I was one of the reviewers. And I gave it the green light. It made sense – I18n.t(:no_students_wihtou_a_group_message) is clearly wrong, and I18n.t(:no_students_without_a_group_message) is clearly what was meant here.
So the review got the “Ship It”, and the code was committed. What we didn’t catch, however, was that the locale string was actually named “no_student_without_a_group_message” in the translation file, not “no_students_without_a_group_message”. So the fix didn’t work.
This is important: the diff looked good, but the bug remained because we didn’t have more information on the context of the bug. We had no information about I18n.t(:no_students_without_a_group_message) besides the fact that I18n.t(:no_students_wihtou_a_group_message) looked wrong.
Which brings me back to the conversation we had yesterday: while it seems plausible that code review helps catch defects in small code blocks, does the global defect count on the application actually decrease?
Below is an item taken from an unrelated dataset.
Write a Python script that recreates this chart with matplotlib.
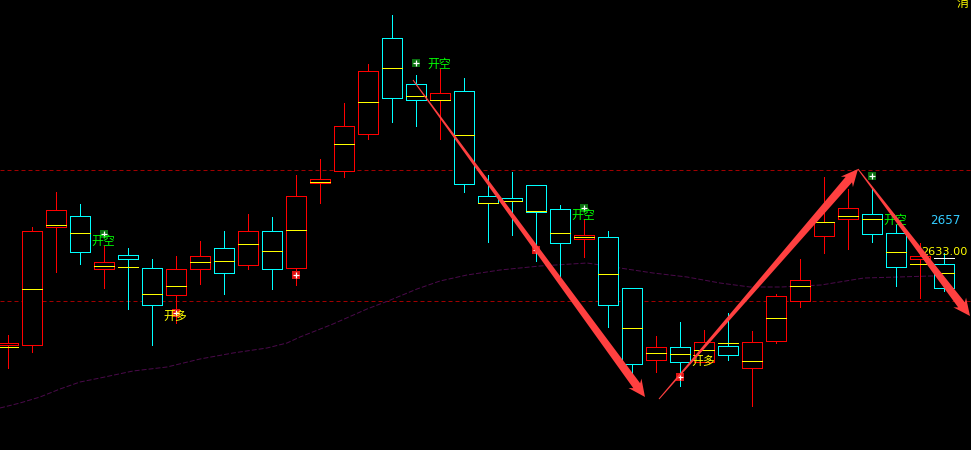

Since ReviewBoard doesn’t have any static analysis tools to check what our diffs are doing, isn’t it plausible that while our diffs look good, we’re not preventing ourselves from adding new bugs into the code base?
So, the question is: does light-weight code review actually decrease the defect count across an application as a whole?
If not, can we augment these code review tools so that they’re more sensitive to the context of the diffs that are being reviewed?